Egypt sets the scene for strong internal growth drivers and interesting opportunities. "The team remains underweight in Kuwait, but will look for selective entry points given the significant under-performance in 2009 bringing valuations back to historical levels. Opportunities exist in the UAE, particularly in the mid-cap segment," ING said.

Islamic funds urged to innovate AND expand

The $35 billion (Dh128bn) international Islamic funds industry has been urged to offer more innovative areas of investment and expand into untapped geographical markets.

Thomson Reuters data put Islamic assets under management currently to almost $35bn across 555 worldwide funds.

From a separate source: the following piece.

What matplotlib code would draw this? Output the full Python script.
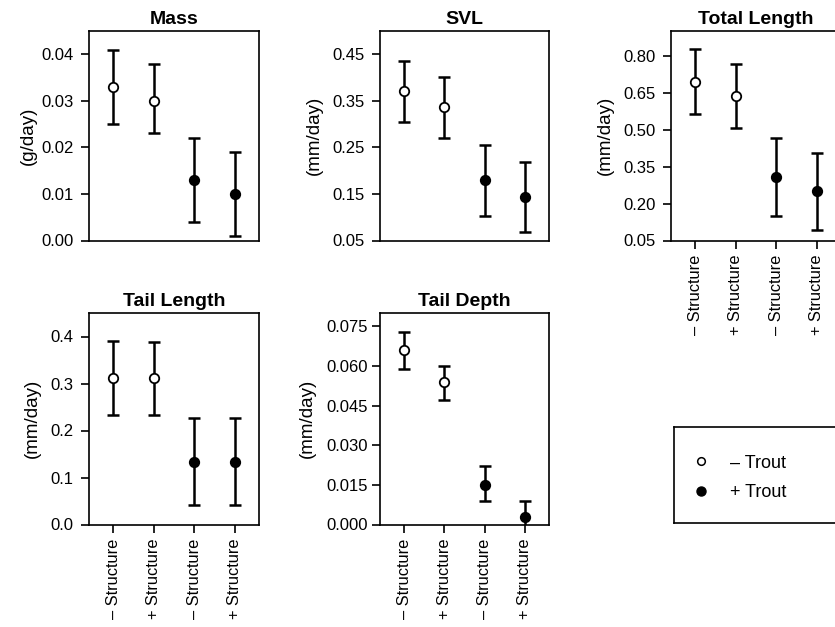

But most funds are dedicated to equities and "everybody's doing that," said Dr Mohammed Daud Bakar, Managing Director of Amanie Islamic Finance Consultancy and Education in Dubai.

He said Islamic fund managers should look at commodities such as gold and silver, metals and agriculture as well as relatively untouched markets for Islamic funds like Australia, Thailand and Vietnam, Africa and Latin America.

"They would provide interesting propositions for investors while other industries like shipping, technology and aviation could be fruitful areas for innovators to look at in the creation of new funds," he said.

This, among other issues confronting the Shariah-compliant funds industry, will be discussed during the Amanie-Failaka Symposium to be held on 12 April 2010.

According to Lipper, a Thomson Reuters company, Saudi Arabia has147 Islamic funds managing more than $18bn. Malaysia, with 194 funds, manages more than $8.6bn.

The United States is the domicile for just four funds but between them they manage more than $2.5bn. A total of 36 funds in Kuwait manage $2.1bn.

South Africa with eight funds domiciled manages $644 million. Twenty funds in Bahrain manage $394m; three in the UAE manage $78m and one fund in Qatar manages $16m.